Your instructions => From the listing below, count the lines where the string "this" occurs. Give the number, with no other words.

Data =>
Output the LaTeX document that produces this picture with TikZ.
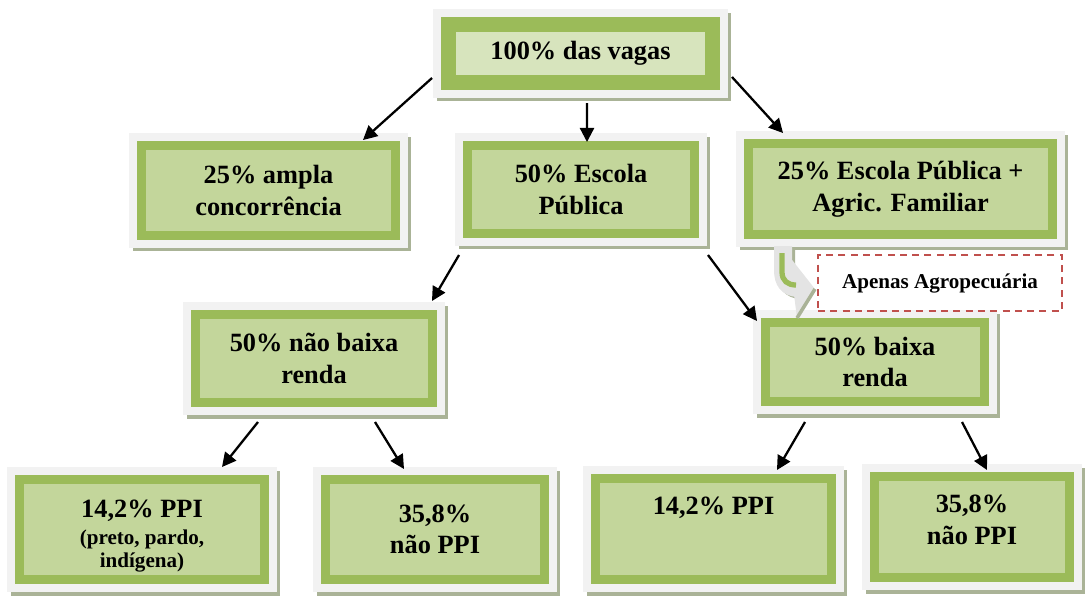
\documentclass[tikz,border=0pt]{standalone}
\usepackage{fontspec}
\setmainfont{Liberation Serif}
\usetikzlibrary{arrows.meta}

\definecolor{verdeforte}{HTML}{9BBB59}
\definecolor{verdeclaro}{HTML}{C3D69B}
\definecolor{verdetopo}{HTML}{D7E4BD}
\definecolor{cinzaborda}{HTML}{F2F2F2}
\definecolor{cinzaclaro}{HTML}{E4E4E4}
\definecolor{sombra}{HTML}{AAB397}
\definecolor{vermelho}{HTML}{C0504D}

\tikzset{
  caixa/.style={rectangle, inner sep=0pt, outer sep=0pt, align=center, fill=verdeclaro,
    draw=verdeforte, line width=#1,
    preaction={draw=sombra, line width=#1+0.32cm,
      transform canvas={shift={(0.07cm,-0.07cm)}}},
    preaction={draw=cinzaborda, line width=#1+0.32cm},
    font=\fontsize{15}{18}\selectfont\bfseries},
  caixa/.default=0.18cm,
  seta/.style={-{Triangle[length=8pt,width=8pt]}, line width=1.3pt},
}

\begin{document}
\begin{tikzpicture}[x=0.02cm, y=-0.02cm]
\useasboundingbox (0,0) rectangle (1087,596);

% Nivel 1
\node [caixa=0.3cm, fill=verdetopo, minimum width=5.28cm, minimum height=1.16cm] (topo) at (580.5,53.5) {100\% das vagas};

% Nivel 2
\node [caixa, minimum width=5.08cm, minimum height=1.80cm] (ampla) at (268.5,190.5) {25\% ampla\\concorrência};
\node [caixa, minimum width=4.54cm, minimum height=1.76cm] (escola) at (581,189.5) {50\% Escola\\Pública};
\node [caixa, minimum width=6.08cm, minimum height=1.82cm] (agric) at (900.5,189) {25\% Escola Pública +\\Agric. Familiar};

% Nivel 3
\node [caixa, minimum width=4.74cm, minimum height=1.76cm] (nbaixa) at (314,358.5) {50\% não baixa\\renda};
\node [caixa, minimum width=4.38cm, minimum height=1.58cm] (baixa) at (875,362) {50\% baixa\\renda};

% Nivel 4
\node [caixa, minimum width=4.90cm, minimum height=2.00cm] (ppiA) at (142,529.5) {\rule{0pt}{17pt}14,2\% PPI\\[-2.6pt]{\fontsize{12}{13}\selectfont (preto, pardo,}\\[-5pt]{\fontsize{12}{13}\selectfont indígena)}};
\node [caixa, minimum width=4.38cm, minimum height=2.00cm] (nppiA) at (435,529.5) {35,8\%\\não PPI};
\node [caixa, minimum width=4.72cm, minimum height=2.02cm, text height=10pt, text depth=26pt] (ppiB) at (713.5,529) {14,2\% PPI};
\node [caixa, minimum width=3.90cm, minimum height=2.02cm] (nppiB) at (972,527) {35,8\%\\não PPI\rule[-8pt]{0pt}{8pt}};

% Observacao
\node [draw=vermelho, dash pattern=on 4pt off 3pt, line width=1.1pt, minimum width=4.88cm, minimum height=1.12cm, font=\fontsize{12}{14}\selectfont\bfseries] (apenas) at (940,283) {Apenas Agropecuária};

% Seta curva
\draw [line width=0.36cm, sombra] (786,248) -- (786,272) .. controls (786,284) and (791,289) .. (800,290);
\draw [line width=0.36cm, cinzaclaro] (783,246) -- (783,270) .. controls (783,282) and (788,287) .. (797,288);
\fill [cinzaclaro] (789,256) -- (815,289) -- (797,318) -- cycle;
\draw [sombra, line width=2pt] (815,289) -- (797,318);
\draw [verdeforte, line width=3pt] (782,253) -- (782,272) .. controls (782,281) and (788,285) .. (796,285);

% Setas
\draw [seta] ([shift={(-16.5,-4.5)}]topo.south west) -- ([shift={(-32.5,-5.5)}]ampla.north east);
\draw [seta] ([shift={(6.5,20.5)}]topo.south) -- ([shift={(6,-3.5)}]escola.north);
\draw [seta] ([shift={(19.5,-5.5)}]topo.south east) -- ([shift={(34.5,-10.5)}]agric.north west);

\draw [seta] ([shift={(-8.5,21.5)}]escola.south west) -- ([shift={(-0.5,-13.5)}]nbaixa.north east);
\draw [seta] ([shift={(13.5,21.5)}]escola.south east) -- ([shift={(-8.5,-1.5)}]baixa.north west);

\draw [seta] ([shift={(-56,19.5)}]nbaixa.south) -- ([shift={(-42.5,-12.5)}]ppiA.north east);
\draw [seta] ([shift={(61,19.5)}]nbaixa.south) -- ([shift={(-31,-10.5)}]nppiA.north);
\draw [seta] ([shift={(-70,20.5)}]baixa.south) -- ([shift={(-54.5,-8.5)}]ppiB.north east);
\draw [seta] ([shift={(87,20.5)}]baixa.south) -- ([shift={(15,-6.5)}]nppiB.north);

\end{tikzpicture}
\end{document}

* * *

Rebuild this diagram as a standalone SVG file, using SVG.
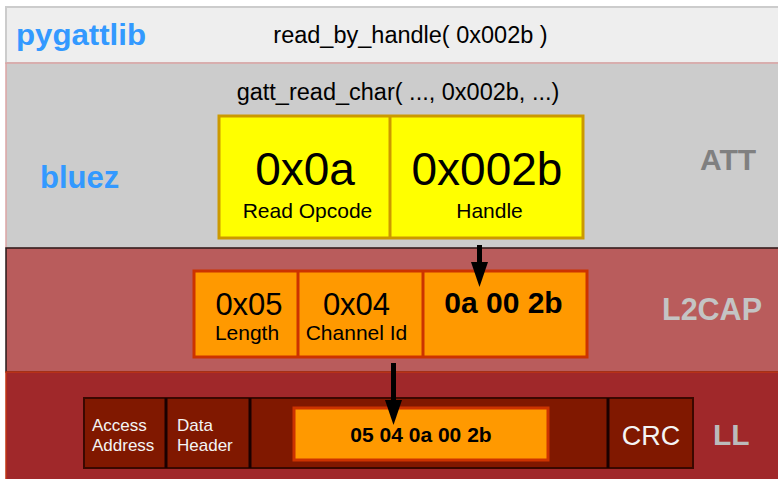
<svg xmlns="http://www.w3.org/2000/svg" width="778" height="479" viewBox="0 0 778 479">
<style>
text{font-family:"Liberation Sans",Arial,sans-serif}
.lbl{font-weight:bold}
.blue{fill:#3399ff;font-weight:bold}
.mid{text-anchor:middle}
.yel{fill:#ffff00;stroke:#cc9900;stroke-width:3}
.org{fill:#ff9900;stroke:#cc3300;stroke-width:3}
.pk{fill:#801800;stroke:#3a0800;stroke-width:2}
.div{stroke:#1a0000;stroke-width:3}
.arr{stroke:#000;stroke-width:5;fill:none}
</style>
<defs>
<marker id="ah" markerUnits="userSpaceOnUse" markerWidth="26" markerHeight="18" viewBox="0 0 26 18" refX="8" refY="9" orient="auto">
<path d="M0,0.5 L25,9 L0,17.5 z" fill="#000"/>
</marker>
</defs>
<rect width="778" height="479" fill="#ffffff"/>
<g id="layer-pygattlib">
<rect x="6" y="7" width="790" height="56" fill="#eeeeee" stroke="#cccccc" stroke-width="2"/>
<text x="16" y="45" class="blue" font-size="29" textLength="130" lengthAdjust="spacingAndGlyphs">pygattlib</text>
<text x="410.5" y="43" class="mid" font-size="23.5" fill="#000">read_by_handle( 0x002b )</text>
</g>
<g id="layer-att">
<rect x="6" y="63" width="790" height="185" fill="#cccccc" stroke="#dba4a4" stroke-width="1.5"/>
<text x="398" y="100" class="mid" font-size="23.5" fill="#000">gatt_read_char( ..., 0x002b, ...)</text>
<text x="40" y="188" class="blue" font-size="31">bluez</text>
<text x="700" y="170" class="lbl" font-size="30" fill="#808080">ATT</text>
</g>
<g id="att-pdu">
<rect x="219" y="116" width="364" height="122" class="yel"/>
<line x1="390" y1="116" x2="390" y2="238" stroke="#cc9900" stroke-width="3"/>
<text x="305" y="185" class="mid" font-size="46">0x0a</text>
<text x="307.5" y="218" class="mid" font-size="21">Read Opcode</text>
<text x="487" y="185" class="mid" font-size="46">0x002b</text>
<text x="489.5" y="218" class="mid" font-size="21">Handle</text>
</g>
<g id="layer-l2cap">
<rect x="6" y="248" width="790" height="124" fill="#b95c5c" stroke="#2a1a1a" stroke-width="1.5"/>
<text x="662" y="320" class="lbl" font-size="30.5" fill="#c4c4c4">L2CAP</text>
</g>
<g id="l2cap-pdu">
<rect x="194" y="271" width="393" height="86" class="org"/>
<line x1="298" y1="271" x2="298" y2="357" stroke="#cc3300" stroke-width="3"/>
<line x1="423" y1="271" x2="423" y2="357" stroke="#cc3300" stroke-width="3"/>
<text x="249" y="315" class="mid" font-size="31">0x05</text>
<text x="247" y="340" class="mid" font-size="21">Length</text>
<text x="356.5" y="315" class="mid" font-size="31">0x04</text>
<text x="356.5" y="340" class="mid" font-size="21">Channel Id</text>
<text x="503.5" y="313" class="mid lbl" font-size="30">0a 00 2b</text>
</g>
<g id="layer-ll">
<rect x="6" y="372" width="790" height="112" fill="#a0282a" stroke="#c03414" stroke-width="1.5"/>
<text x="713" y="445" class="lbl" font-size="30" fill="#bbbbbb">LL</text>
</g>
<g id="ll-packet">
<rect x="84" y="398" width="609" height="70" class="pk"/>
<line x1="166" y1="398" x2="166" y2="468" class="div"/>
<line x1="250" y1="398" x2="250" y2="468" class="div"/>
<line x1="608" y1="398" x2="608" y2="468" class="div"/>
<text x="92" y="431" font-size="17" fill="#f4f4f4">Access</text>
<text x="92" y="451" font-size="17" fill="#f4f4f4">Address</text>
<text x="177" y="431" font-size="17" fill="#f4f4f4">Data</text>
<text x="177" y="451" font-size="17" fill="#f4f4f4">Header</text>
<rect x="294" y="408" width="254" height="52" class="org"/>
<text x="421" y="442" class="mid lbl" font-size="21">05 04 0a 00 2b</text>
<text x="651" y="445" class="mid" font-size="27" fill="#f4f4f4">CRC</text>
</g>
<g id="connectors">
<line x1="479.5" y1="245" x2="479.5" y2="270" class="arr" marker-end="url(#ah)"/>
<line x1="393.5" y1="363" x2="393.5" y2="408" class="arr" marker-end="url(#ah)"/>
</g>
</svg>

Complete output => 2